Until now, I discussed the worlds that were depended on the perception of individuals. Worlds that form around the thoughts of a person. However, you live in a larger world, an outer world that doesn’t require you (harshly put). This is often how we think about the world. But still, when we view the world from space, we see the world through our subjective perceptions. A geologist will talk about the tectonic plates, a nationalist will talk about the countries, and a biologist about the animals of earth. Furthermore, viewing earth from the ground, from the sky, or from space results in a way different description. Maybe the real world can’t offer no description, because it is just everything there is. It won’t provide you answers, because it is everywhere around you. As soon as it will say something, it falls short on everything it didn’t say. The real world has no perception, it just is.

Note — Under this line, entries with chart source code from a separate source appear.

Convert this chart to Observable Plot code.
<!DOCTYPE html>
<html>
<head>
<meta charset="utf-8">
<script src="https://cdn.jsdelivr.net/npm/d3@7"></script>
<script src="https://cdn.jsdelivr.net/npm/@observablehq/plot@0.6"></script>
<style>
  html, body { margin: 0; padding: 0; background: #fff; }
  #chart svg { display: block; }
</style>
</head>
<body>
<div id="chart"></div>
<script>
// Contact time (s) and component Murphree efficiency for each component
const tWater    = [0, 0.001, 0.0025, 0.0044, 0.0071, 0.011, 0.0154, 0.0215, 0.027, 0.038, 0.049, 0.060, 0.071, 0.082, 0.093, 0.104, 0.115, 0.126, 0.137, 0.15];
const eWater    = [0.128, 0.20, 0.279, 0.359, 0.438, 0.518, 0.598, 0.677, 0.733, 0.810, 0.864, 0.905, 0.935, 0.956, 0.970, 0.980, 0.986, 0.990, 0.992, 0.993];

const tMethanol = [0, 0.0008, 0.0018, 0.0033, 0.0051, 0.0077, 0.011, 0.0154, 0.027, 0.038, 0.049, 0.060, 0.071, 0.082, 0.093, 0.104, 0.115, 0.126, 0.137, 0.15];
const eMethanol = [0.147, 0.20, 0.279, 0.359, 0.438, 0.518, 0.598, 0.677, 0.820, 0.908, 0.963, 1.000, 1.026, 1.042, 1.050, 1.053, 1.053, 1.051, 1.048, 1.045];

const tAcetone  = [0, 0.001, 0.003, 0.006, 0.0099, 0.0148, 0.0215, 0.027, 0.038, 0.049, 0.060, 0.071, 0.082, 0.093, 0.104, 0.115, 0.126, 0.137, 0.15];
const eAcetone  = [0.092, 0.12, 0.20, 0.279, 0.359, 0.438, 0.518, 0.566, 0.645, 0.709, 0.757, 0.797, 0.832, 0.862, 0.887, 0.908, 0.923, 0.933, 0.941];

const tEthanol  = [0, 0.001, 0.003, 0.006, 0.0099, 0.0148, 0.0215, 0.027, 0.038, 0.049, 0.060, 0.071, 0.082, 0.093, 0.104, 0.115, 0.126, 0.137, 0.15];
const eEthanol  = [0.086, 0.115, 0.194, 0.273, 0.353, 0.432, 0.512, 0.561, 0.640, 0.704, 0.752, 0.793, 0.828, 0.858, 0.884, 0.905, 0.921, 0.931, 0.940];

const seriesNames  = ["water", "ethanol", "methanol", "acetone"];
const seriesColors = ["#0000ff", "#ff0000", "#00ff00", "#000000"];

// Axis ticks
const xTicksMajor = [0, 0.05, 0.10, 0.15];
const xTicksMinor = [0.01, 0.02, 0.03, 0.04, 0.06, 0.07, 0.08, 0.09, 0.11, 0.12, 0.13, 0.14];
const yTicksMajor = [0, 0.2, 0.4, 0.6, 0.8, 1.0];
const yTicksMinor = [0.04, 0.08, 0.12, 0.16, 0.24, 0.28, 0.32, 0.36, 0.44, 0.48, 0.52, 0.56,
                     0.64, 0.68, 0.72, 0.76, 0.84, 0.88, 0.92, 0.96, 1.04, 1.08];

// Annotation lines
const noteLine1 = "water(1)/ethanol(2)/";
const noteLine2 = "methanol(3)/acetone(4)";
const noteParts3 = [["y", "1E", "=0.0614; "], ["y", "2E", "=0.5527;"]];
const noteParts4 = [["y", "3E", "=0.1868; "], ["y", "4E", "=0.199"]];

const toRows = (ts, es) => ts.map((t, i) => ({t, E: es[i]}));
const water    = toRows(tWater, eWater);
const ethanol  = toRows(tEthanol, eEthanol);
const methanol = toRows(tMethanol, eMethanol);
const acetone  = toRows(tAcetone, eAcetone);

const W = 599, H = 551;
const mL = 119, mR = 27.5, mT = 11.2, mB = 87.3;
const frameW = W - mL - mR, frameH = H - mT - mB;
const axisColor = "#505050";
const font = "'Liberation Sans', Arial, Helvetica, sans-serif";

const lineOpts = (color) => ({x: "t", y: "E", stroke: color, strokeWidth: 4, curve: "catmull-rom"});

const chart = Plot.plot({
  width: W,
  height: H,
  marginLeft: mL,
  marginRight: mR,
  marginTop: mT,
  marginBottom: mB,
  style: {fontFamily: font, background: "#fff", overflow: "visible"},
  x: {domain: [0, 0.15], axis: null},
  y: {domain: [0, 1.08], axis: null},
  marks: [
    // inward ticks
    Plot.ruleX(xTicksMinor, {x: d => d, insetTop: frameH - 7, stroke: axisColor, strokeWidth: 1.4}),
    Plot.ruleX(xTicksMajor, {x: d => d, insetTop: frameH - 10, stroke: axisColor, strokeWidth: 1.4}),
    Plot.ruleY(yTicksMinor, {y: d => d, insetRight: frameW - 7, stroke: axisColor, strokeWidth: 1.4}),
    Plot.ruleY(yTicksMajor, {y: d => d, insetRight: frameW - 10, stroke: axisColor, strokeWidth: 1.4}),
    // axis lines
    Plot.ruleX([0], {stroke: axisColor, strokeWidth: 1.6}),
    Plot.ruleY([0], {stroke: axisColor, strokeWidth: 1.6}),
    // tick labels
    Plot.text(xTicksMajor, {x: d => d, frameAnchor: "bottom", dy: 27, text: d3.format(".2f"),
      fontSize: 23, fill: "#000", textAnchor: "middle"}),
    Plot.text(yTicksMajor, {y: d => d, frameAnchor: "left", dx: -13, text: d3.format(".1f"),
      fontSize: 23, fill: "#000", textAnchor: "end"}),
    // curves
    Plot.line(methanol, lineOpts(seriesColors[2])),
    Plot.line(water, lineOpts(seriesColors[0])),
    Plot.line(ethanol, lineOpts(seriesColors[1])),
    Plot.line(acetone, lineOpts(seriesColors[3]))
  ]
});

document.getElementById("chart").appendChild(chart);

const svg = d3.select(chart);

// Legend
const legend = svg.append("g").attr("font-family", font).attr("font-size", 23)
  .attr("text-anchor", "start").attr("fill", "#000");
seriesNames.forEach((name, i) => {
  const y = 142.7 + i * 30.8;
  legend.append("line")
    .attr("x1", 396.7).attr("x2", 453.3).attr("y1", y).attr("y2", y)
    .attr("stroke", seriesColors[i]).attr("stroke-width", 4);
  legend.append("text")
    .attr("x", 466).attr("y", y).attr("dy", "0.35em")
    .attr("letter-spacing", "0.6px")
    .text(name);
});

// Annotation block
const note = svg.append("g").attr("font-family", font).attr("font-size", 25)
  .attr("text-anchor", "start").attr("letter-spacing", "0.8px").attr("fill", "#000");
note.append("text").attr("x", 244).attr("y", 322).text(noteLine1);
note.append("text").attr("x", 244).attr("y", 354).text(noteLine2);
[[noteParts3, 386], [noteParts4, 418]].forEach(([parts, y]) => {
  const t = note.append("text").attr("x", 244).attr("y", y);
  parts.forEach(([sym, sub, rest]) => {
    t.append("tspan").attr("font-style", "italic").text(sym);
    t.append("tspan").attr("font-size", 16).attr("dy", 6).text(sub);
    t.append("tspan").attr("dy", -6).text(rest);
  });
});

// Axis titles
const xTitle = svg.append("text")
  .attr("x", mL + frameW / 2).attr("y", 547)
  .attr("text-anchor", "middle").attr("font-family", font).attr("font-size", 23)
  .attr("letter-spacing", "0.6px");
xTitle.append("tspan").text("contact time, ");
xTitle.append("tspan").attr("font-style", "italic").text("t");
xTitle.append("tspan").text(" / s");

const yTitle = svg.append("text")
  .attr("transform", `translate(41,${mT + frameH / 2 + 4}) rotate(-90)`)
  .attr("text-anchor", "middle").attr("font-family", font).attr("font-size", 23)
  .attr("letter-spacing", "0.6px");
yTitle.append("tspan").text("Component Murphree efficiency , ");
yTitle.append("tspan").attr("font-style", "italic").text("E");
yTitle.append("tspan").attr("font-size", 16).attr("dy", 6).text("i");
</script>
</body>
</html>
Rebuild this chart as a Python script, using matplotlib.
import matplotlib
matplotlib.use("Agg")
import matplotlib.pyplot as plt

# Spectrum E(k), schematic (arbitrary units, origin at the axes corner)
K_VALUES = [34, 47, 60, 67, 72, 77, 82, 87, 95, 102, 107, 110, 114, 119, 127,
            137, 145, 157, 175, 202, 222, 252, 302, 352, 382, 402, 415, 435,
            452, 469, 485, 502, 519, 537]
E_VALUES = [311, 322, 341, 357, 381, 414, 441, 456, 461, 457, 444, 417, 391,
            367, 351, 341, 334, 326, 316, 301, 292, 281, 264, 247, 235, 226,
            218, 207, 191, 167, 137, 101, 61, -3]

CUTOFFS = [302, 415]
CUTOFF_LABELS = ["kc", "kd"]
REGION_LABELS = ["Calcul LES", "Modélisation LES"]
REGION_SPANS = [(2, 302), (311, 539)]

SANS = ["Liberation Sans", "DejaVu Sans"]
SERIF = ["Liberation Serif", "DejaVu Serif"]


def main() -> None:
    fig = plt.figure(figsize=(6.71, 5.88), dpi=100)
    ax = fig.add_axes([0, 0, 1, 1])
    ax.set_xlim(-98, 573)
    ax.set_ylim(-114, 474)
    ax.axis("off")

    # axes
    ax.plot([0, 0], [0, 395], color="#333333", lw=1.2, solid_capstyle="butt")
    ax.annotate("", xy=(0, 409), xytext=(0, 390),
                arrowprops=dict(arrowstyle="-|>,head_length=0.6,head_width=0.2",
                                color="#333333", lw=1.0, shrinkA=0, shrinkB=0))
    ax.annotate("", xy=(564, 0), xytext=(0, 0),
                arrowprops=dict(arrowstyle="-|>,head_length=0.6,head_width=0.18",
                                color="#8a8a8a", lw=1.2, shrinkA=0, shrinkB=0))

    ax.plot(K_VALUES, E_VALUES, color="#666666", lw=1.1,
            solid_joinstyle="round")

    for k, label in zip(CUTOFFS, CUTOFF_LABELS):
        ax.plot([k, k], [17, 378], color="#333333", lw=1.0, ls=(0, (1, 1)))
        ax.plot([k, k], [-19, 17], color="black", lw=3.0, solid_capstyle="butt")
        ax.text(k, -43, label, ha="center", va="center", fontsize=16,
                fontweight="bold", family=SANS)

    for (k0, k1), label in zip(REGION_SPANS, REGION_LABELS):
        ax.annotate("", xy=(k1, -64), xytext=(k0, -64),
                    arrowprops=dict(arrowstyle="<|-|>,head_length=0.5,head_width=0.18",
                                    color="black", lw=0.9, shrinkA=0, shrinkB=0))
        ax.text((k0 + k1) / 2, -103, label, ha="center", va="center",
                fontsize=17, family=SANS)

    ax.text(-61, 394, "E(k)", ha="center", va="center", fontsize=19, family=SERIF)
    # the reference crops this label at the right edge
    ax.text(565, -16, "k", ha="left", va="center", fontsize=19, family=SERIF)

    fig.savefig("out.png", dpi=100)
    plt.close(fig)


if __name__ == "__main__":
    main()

It’s everything, and that is quite incomprehensible (because we deal with our perception). I realize that this paragraph became quite philosophical. And although I’m not a formal philosopher, I like to think about it. It makes me wonder whether everything with a mind is even real, because they don’t show or are able to think about reality. I will get back to this in another blog.
Conclusions
99% of our time we spend through thinking using our own minds. And it is no question that most of our thoughts are self-related. We live in our world, that can be small as your own your mind. The other people, the animals, the plants, the continents, and space are most of the time out of our sight, thus out of our mind, thus out of our world. Nevertheless, the things we care about within the world differ between people, although each personal world is quite similar across different scales. From a human perception there is no one world. And I question, whether something objectively can explain what the real world is. Perception is strong, it makes us manipulate reality. Thus, we need to realize that our minds have no clear view on reality, and on our world. Although, no one has a clear view, learning about statistics of the world can make us get a more “objective” view on the world. There is much more than our own perception.